WASHINGTON - Documents obtained by a US congressional panel and released Tuesday showed that former President Donald Trump pressured the Department of Justice (DOJ) to back his claims that the results of the 2020 election were fraudulent.

The documents, provided to the House Oversight and Reform Committee, showed efforts by Trump, his then-Chief of Staff Mark Meadows and the former president's private attorney Kurt Olsen to ask the DOJ to investigate claims of election fraud between December 2020 and January 2021.

What was made public were emails Trump's assistant sent on Dec. 14 -- the day the Electoral College met to certify results in all 50 states -- to then-Deputy Attorney General Jeffrey Rosen and then-Principal Associate Deputy Attorney General Richard Donoghue containing materials and "talking points" about election fraud claims in the state of Michigan.

Some 40 minutes after the email to Rosen was sent, Trump announced that then-Attorney General Bill Barr, who disputed the former president's claims about the election, would step down, and that Rosen will replace him in an acting capacity. Donoghue relayed the same materials to the US attorneys for the Eastern and Western Districts of Michigan, shortly before his promotion to Acting Deputy Attorney General was announced.

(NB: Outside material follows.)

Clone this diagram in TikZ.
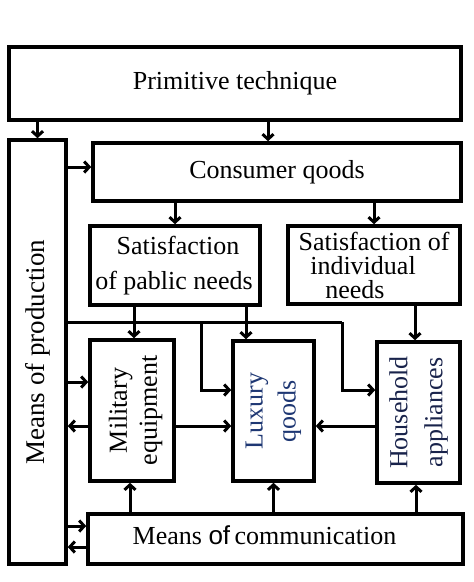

The revelations showed that Trump on Dec. 29 used official White House channels to send Rosen, Donoghue, and Acting Solicitor General Jeffrey Wall a 54-page legal brief demanding that the Supreme Court "declare that the Electoral College votes cast" in six states that Trump lost "cannot be counted," and that a "special election" must be held in each one.

On the same day, Olsen, Trump's personal lawyer, also sent emails to senior DOJ officials urging them to file a complaint in the Supreme Court to overturn the election results.

It also came to light that Meadows, then Trump's chief of staff, on at least five occasions directed DOJ officials to investigate baseless fraud claims.

"These documents show that President Trump tried to corrupt our nation's chief law enforcement agency in a brazen attempt to overturn an election that he lost," Representative Carolyn Maloney, Democrat of New York State who chairs the House Oversight and Reform Committee, said in a statement.

The committee has requested that Meadows, Donoghue and other Trump DOJ officials appear for transcribed interviews. It had on May 21 requested that Rosen testify through a transcribed interview.

"Those who aided or witnessed President Trump's unlawful actions must answer the Committee's questions about this attempted subversion of democracy. My Committee is committed to ensuring that the events leading to the violent January 6 insurrection are fully investigated," Maloney said.